Gonzalo Guerrero, one of the two Spaniards that went native and were found by Cortés, would die in 1532 or 1536 helping the Mayans of Chectumal resist against the Spanish armies, faithful to the end to the society that had adopted him.

De Montejo and his son led a new expedition to Yucatán in 1537, accompanied now by his nephew, who was also named Francisco de Montejo. The conquest seemed to go smoothly the first years, as the powerful lord Tutul Xiu converted to Christianity and popularized peaceful adhesion around the western lands, but eastern tribes were still unconvinced, so Francisco the nephew was sent with orders to attract their friendship by either the pen or the sword. Despite his efforts, an alliance of hostile states including the Cupul rose up in 1546 and attacked the Spaniards and their Mayan allies, requiring the three Franciscos de Montejo to team up and defeat them.
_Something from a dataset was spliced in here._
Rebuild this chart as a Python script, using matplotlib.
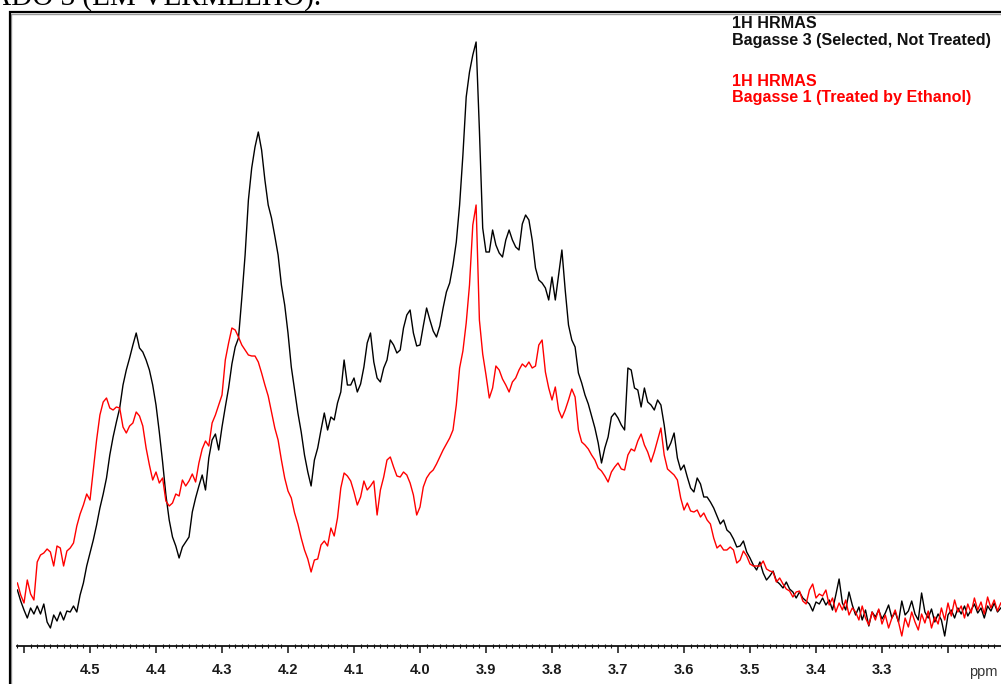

The area was finally declared conquered, with many of the surviving rebels fleeing to the southern, densely forested lands of Petén. Those would not be attacked and conquered until the end of the 17th century, putting an end to the last rebel Mayan kingdom.

In fiction:

Film

  • The depressing conclusion of Apocalypto features the arrival of Spanish conquerors, although this gets a bit downplayed given that the film is set in 1502, almost twenty years before any significant action.
  • The documentary Spain, the first globalization mentions the conquest among its many points about Spanish history.

Literature

Live-Action TV

  • Spanish TV series The Ministry of Time, has an episode set during Cortés' expedition's arrival to the Mayan lands (though its portrayal of the Mayans themselves is more similar to that of their stone age).